Maybe the last time you had a coach was Little League, but hiring a motivational mentor, one who demands you're best, is one of the most adult things you can do.
Coaches, like so much else, are wasted on the young. Learning a skill requires hours of repetition, endless drills; few things are more boring to a child, especially a child of our fidgety, distracted Digital Age.
No, coaches are for grown-ups, the older the better.
Here’s my advice: When your kids enter high school or college, and those weekend afternoons begin to yawn, get a coach. Bring someone into your life who, for starters, can reawaken in you the excitement of starting. You want an expert, a pro, to get you out of your stale, timeworn neural patterns and create fresh pathways in your brain not called upon by meetings and desktop monitors. That’s what learning an activity does, and studies have shown it can help fend off memory loss and worse. You want a coach to get you to embody life, before that body of yours gets the best of you.
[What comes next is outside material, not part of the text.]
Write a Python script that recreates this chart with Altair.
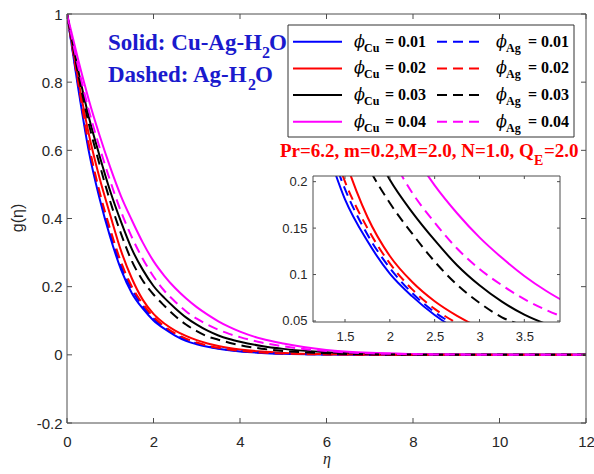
import altair as alt
import pandas as pd

# ---------------- velocity profiles g(eta) ----------------
ETA = [0, 0.25, 0.5, 0.75, 1.0, 1.25, 1.5, 1.75, 2.0, 2.25, 2.5, 2.75, 3.0,
       3.25, 3.5, 3.75, 4.0, 4.5, 5.0, 6.0, 7.0, 8.0, 9.0, 10.0, 12.0]

# Cu-Ag-H2O hybrid nanofluid (solid lines)
G_CU_01 = [1.0, 0.79, 0.60, 0.46, 0.345, 0.250, 0.181, 0.136, 0.101, 0.0765, 0.0565, 0.041, 0.031,
           0.0235, 0.0177, 0.0133, 0.010, 0.0056, 0.0031, 0.001, 0.0003, 0.0001, 0, 0, 0]
G_CU_02 = [1.0, 0.815, 0.65, 0.52, 0.41, 0.305, 0.224, 0.162, 0.120, 0.0920, 0.0713, 0.0556, 0.043,
           0.0335, 0.026, 0.0203, 0.0158, 0.0095, 0.0057, 0.002, 0.0007, 0.0002, 0.0001, 0, 0]
G_CU_03 = [1.0, 0.84, 0.70, 0.585, 0.48, 0.39, 0.31, 0.25, 0.202, 0.167, 0.137, 0.110, 0.0884,
           0.0708, 0.0568, 0.0465, 0.0385, 0.026, 0.0175, 0.0075, 0.003, 0.0012, 0.0005, 0.0002, 0]
G_CU_04 = [1.0, 0.87, 0.75, 0.645, 0.55, 0.465, 0.395, 0.33, 0.275, 0.232, 0.196, 0.166, 0.140,
           0.118, 0.0985, 0.082, 0.068, 0.047, 0.033, 0.0145, 0.006, 0.0025, 0.001, 0.0004, 0]

# Ag-H2O nanofluid (dashed lines)
G_AG_01 = [1.0, 0.80, 0.61, 0.47, 0.357, 0.260, 0.192, 0.143, 0.107, 0.080, 0.0595, 0.0447, 0.0335,
           0.025, 0.019, 0.0142, 0.0107, 0.006, 0.0034, 0.0011, 0.0004, 0.0001, 0, 0, 0]
G_AG_02 = [1.0, 0.805, 0.62, 0.48, 0.368, 0.272, 0.200, 0.150, 0.112, 0.084, 0.063, 0.0476, 0.036,
           0.027, 0.0205, 0.0155, 0.0117, 0.0066, 0.0037, 0.0012, 0.0004, 0.0001, 0, 0, 0]
G_AG_03 = [1.0, 0.83, 0.68, 0.56, 0.45, 0.355, 0.275, 0.218, 0.177, 0.144, 0.114, 0.089, 0.0695,
           0.054, 0.0445, 0.0356, 0.0285, 0.018, 0.0115, 0.0045, 0.0017, 0.0006, 0.0002, 0.0001, 0]
G_AG_04 = [1.0, 0.85, 0.72, 0.61, 0.51, 0.42, 0.345, 0.282, 0.230, 0.188, 0.156, 0.128, 0.106,
           0.0885, 0.0735, 0.0615, 0.052, 0.036, 0.025, 0.011, 0.0045, 0.0018, 0.0007, 0.0003, 0]

FRACTIONS = ["0.01", "0.02", "0.03", "0.04"]
COLORS = ["#0000ff", "#ff0000", "#000000", "#ff00ff"]
CU_PROFILES = [G_CU_01, G_CU_02, G_CU_03, G_CU_04]
AG_PROFILES = [G_AG_01, G_AG_02, G_AG_03, G_AG_04]

X_TICKS = [0, 2, 4, 6, 8, 10, 12]
Y_TICKS = [-0.2, 0, 0.2, 0.4, 0.6, 0.8, 1]
X_DOMAIN = [0, 12]
Y_DOMAIN = [-0.2, 1]
INSET_X_TICKS = [1.5, 2, 2.5, 3, 3.5]
INSET_Y_TICKS = [0.05, 0.1, 0.15, 0.2]
INSET_X_DOMAIN = [1.143, 3.898]
INSET_Y_DOMAIN = [0.0489, 0.2061]

# ---------------- layout ----------------
PAGE_W, PAGE_H = 594, 474
PAD_L, PAD_T, W, H = 67, 14, 519, 409
IN_X0, IN_X1, IN_Y0, IN_Y1 = 246, 493, 162, 308      # inset box inside the plot area
AXIS_GREY = "#4d4d4d"
LABEL_GREY = "#262626"
SANS = "Liberation Sans"
SERIF = "Liberation Serif"
GREEK = "DejaVu Serif"
DASH = [10, 6]
BLUE_TEXT = "#1a1acd"
RED_TEXT = "#ff0000"

rows = []
for nano, profiles in (("Cu", CU_PROFILES), ("Ag", AG_PROFILES)):
    for frac, prof in zip(FRACTIONS, profiles):
        for e, g in zip(ETA, prof):
            rows.append({"series": f"{nano}-{frac}", "eta": e, "g": g})
profiles_df = pd.DataFrame(rows)

SERIES = [(f"{n}-{f}", c, n == "Ag") for n in ("Cu", "Ag") for f, c in zip(FRACTIONS, COLORS)]

LABEL_EXPR = "replace(format(datum.value, '~g'), '\u2212', '-')"


def line_layer(key, color, dashed, xs, ys, xa, ya, extra=None):
    mark = dict(color=color, strokeWidth=2, interpolate="monotone", clip=True)
    if dashed:
        mark["strokeDash"] = DASH
    ch = alt.Chart(profiles_df).transform_filter(alt.datum.series == key)
    if extra is not None:
        ch = ch.transform_filter(extra)
    return ch.mark_line(**mark).encode(
        x=alt.X("eta:Q", scale=xs, axis=xa),
        y=alt.Y("g:Q", scale=ys, axis=ya),
    )


ANCHOR = pd.DataFrame({"n": [0]})


def text_at(txt, px, py, size, color="#000000", font=SERIF, weight="bold",
            style="normal", align="left", baseline="alphabetic", angle=0):
    return alt.Chart(ANCHOR).mark_text(
        text=txt, align=align, baseline=baseline, font=font, fontSize=size,
        fontWeight=weight, fontStyle=style, color=color, angle=angle,
    ).encode(x=alt.value(px - PAD_L), y=alt.value(py - PAD_T))


def box(x0, x1, y0, y1, fill="#ffffff", fill_opacity=1.0, stroke=None, width=1.0):
    mark = dict(fill=fill, fillOpacity=fill_opacity)
    if stroke is not None:
        mark["stroke"] = stroke
        mark["strokeWidth"] = width
    else:
        mark["strokeWidth"] = 0
    return alt.Chart(ANCHOR).mark_rect(**mark).encode(
        x=alt.value(x0), x2=alt.value(x1), y=alt.value(y0), y2=alt.value(y1))


def hline(x0, x1, y, color, dashed=False, width=2.0):
    mark = dict(color=color, strokeWidth=width)
    if dashed:
        mark["strokeDash"] = DASH
    return alt.Chart(ANCHOR).mark_rule(**mark).encode(
        x=alt.value(x0), x2=alt.value(x1), y=alt.value(y))


# ---------------- main axes and curves ----------------
x_main = alt.Scale(domain=X_DOMAIN, nice=False, zero=False)
y_main = alt.Scale(domain=Y_DOMAIN, nice=False, zero=False)
x_axis = alt.Axis(values=X_TICKS, title=None, ticks=False, domain=False, grid=False,
                  labelFont=SANS, labelFontSize=15, labelColor=LABEL_GREY, labelPadding=11,
                  labelFlush=False, labelOverlap=False, labelExpr=LABEL_EXPR)
y_axis = alt.Axis(values=Y_TICKS, title=None, ticks=False, domain=False, grid=False,
                  labelFont=SANS, labelFontSize=15, labelColor=LABEL_GREY, labelPadding=5,
                  labelFlush=False, labelOverlap=False, labelExpr=LABEL_EXPR)

main_group = alt.layer(*[line_layer(k, c, d, x_main, y_main, x_axis, y_axis) for k, c, d in SERIES])

# ---------------- inset (zoom of the same profiles) ----------------
x_in = alt.Scale(domain=INSET_X_DOMAIN, range=[IN_X0, IN_X1], nice=False, zero=False)
y_in = alt.Scale(domain=INSET_Y_DOMAIN, range=[IN_Y1, IN_Y0], nice=False, zero=False)
x_in_axis = alt.Axis(values=INSET_X_TICKS, orient="bottom", offset=IN_Y1 - H, title=None,
                     ticks=False, domain=False, grid=False, labelFont=SANS, labelFontSize=13,
                     labelColor=LABEL_GREY, labelPadding=8, labelFlush=False,
                     labelOverlap=False, labelExpr=LABEL_EXPR, zindex=1)
y_in_axis = alt.Axis(values=INSET_Y_TICKS, orient="left", offset=-IN_X0, title=None,
                     ticks=False, domain=False, grid=False, labelFont=SANS, labelFontSize=13,
                     labelColor=LABEL_GREY, labelPadding=6, labelFlush=False,
                     labelOverlap=False, labelExpr=LABEL_EXPR, zindex=1)

in_window = (alt.datum.eta >= 1.2) & (alt.datum.eta <= 4.0) & (alt.datum.g >= 0.03)
inset_lines = [line_layer(k, c, d, x_in, y_in, x_in_axis, y_in_axis, in_window) for k, c, d in SERIES]

ixt = pd.DataFrame({"v": INSET_X_TICKS})
iyt = pd.DataFrame({"v": INSET_Y_TICKS})
inset_ticks = [
    alt.Chart(ixt).mark_rule(color=AXIS_GREY, strokeWidth=1).encode(
        x=alt.X("v:Q", scale=x_in, axis=x_in_axis), y=alt.value(IN_Y1), y2=alt.value(IN_Y1 - 3)),
    alt.Chart(ixt).mark_rule(color=AXIS_GREY, strokeWidth=1).encode(
        x=alt.X("v:Q", scale=x_in, axis=x_in_axis), y=alt.value(IN_Y0), y2=alt.value(IN_Y0 + 3)),
    alt.Chart(iyt).mark_rule(color=AXIS_GREY, strokeWidth=1).encode(
        y=alt.Y("v:Q", scale=y_in, axis=y_in_axis), x=alt.value(IN_X0), x2=alt.value(IN_X0 + 3)),
    alt.Chart(iyt).mark_rule(color=AXIS_GREY, strokeWidth=1).encode(
        y=alt.Y("v:Q", scale=y_in, axis=y_in_axis), x=alt.value(IN_X1), x2=alt.value(IN_X1 - 3)),
]
# white margins that trim the zoomed curves to the inset window
inset_masks = [
    box(IN_X0, W, 0, IN_Y0),
    box(IN_X1, W, IN_Y0, IN_Y1 + 22),
    box(IN_X0, IN_X1, IN_Y1, IN_Y1 + 22),
]
inset_frame = box(IN_X0, IN_X1, IN_Y0, IN_Y1, fill_opacity=0, stroke=AXIS_GREY)
inset_group = alt.layer(*inset_lines, *inset_masks, inset_frame, *inset_ticks)

# ---------------- inward ticks of the main box ----------------
xt = pd.DataFrame({"v": X_TICKS})
yt = pd.DataFrame({"v": Y_TICKS})
main_ticks = alt.layer(
    alt.Chart(xt).mark_rule(color=AXIS_GREY, strokeWidth=1).encode(
        x=alt.X("v:Q", scale=x_main, axis=None), y=alt.value(H), y2=alt.value(H - 5)),
    alt.Chart(xt).mark_rule(color=AXIS_GREY, strokeWidth=1).encode(
        x=alt.X("v:Q", scale=x_main, axis=None), y=alt.value(0), y2=alt.value(5)),
    alt.Chart(yt).mark_rule(color=AXIS_GREY, strokeWidth=1).encode(
        y=alt.Y("v:Q", scale=y_main, axis=None), x=alt.value(0), x2=alt.value(5)),
    alt.Chart(yt).mark_rule(color=AXIS_GREY, strokeWidth=1).encode(
        y=alt.Y("v:Q", scale=y_main, axis=None), x=alt.value(W), x2=alt.value(W - 5)),
)

# ---------------- legend ----------------
LEG_ROW0, LEG_STEP = 41.7, 26.7
legend = [box(288 - PAD_L, 574 - PAD_L, 25 - PAD_T, 137 - PAD_T, stroke="#333333")]
for i, (frac, color) in enumerate(zip(FRACTIONS, COLORS)):
    ry = LEG_ROW0 + i * LEG_STEP
    legend += [
        hline(293 - PAD_L, 342 - PAD_L, ry - PAD_T, color),
        hline(437 - PAD_L, 482 - PAD_L, ry - PAD_T, color, dashed=True),
        text_at("\u03d5", 354, ry + 5, 16, font=GREEK, weight="normal", style="italic"),
        text_at("Cu", 364, ry + 10, 12),
        text_at("= " + frac, 385, ry + 5, 16),
        text_at("\u03d5", 496, ry + 5, 16, font=GREEK, weight="normal", style="italic"),
        text_at("Ag", 506, ry + 10, 12),
        text_at("= " + frac, 528, ry + 5, 16),
    ]

# ---------------- annotations ----------------
notes = [
    text_at("Solid: Cu-Ag-H", 108, 50, 23, BLUE_TEXT),
    text_at("2", 262, 58, 16, BLUE_TEXT),
    text_at("O", 269, 50, 23, BLUE_TEXT),
    text_at("Dashed: Ag-H", 108, 82, 23, BLUE_TEXT),
    text_at("2", 248, 90, 16, BLUE_TEXT),
    text_at("O", 255, 82, 23, BLUE_TEXT),
    text_at("Pr=6.2, m=0.2,M=2.0, N=1.0, Q", 280, 157, 19, RED_TEXT),
    text_at("E", 534, 165, 14, RED_TEXT),
    text_at("=2.0", 544, 157, 19, RED_TEXT),
    text_at("\u03b7", 327, 464, 16, LABEL_GREY, weight="normal", style="italic", align="center"),
    text_at("g(\u03b7)", 18, 218, 16, LABEL_GREY, font=SANS, weight="normal",
            align="center", baseline="middle", angle=270),
]

main_frame = box(0, W, 0, H, fill_opacity=0, stroke=AXIS_GREY)

chart = alt.layer(
    main_group, inset_group, main_ticks, *legend, *notes, main_frame
).resolve_scale(
    x="independent", y="independent"
).properties(
    width=W, height=H,
    autosize=alt.AutoSizeParams(type="none"),
    padding={"left": PAD_L, "top": PAD_T, "right": PAGE_W - PAD_L - W, "bottom": PAGE_H - PAD_T - H},
).configure_view(strokeWidth=0)

chart.save("out.html", embed_options={"renderer": "svg", "actions": False})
It could be golf, or swimming, or rock climbing. But it has to start with a one-on-one relationship, an admired guide, and soon enough, hopefully, a trusted guru. The relationship between you and a coach is as important as your learning. And it’s a humbling thing later in life—at or around the top of your career arc—to have someone you look to for aid and approval, someone who will always be better than you at what you are trying to get better at. Having a coach doesn’t come cheap, but it won’t feel, in those hours of disciplined instruction, like a narcissistic indulgence.